I wrote a brief pitch of maybe 800 words. Shockingly, the board accepted it. I was sent a contract to sign with an advance, divided in three parts. Without giving exact figures away, a few of the installments had the number 666 in them. “Can we change that?” I pleaded, explaining I’d be willing to take a bit less. Though not terribly superstitious, it seemed a bad idea to stamp the mark of Nero on my very first book. Joel laughed when I called him. It was a fairly standard advance from this Christian publisher, he said, and I was the only one who’d ever balked. They shifted the advance numbers around enough to make my numerical neurosis go away.
It’s one thing to get a book deal, quite another to write it. Quirks and shortcuts that you can get away with in everyday columns don’t apply to the marathon-like writing of even a short book. So I re-read all of my recent writing for direction and decided I hated it. The convoluted style and pretention induced dry heaves. My new rules for writing “In Defense of Hypocrisy” were: no block quotes, stick with short sentences with few clauses, read it aloud and delete anything that sounds too NPR, no semicolons, get actual reader feedback as you go.
I was 26 when I wrote it, mostly in the bar side of a restaurant in Lynden, Washington. The place was called the Nuthouse because all the tables had buckets of peanuts that you cracked, ate, and tossed the shells onto the concrete floor. The usual routine was, come for lunch with the laptop, have a beer with lunch and a few more as the afternoon rolled on.
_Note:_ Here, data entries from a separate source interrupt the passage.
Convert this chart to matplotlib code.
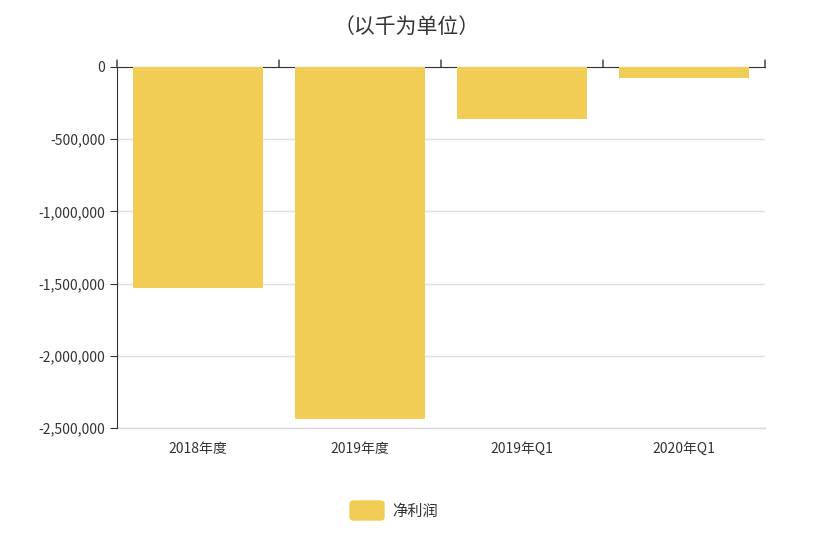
import matplotlib
matplotlib.use("Agg")
import matplotlib.pyplot as plt
from matplotlib.patches import FancyBboxPatch

plt.rcParams['font.family'] = ['Noto Sans CJK SC', 'DejaVu Sans']

categories = ["2018年度", "2019年度", "2019年Q1", "2020年Q1"]
values = [-1530000, -2437000, -360000, -75000]
yticks = [0, -500000, -1000000, -1500000, -2000000, -2500000]
ytick_labels = ["0", "-500,000", "-1,000,000", "-1,500,000", "-2,000,000", "-2,500,000"]
color = "#F2CD55"

fig = plt.figure(figsize=(8.13, 5.33), dpi=100)
ax = fig.add_axes([117/813, 1-428/533, (765-117)/813, (428-67)/533])
x = range(len(categories))
ax.bar(x, values, width=0.8, color=color, zorder=3)
ax.set_xlim(-0.5, 3.5)
ax.set_ylim(-2500000, 0)
ax.set_yticks(yticks)
ax.set_yticklabels(ytick_labels, fontsize=10, color="#333333")
ax.set_xticks(list(x))
ax.set_xticklabels(categories, fontsize=10, color="#333333")
ax.tick_params(axis='x', length=0, pad=10)
ax.tick_params(axis='y', length=5, color="#333333")
ax.grid(axis='y', color="#e0e0e0", lw=1, zorder=0)
for s in ["right", "bottom"]:
    ax.spines[s].set_visible(False)
ax.spines["left"].set_color("#333333")
ax.spines["top"].set_color("#333333")
ax.axhline(-2500000, color="#d8d8d8", lw=1, zorder=1, clip_on=False)
for b in [-0.5, 0.5, 1.5, 2.5, 3.5]:
    ax.annotate("", xy=(b, 0), xytext=(0, 5), textcoords="offset points",
                xycoords="data", arrowprops=dict(arrowstyle="-", color="#333333", lw=1,
                                                 shrinkA=0, shrinkB=0),
                annotation_clip=False)
fig.text(0.5, 1-27/533, "（以千为单位）", ha="center", va="center", fontsize=15, color="#333333")
fig.patches.append(FancyBboxPatch((350/813, 1-520/533), 34/813, 19/533,
                                  boxstyle="round,pad=0,rounding_size=0.005",
                                  transform=fig.transFigure, color=color))
fig.text(392/813, 1-511/533, "净利润", ha="left", va="center", fontsize=11, color="#333333")
fig.savefig("out.png", dpi=100)
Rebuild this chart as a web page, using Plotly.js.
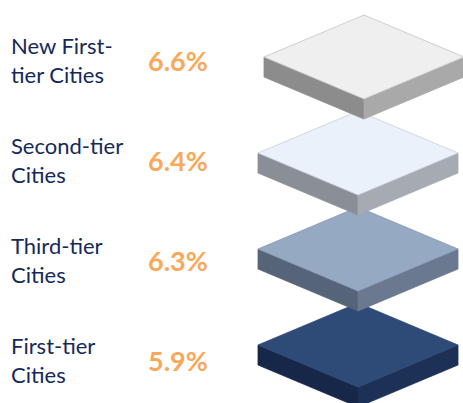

This took the edge off and forced my brain to ignore outside distractions and focus on the writing. It worked, though the spelling had to be cleaned up later.
The Nuthouse stint got it most of the way there, yet I returned to my job in DC with the book still unfinished. There were about 10,000 words left to go and Nelson wanted the book soonest, please. Somehow, I ground it out. I still remember the last bit of it, typed on a laptop on the Metro going to work. At the start of the commute, the weight of an 800-pound gorilla was pressing down on my chest. By the time the train reached Metro Center, I was light as a feather and an author to boot.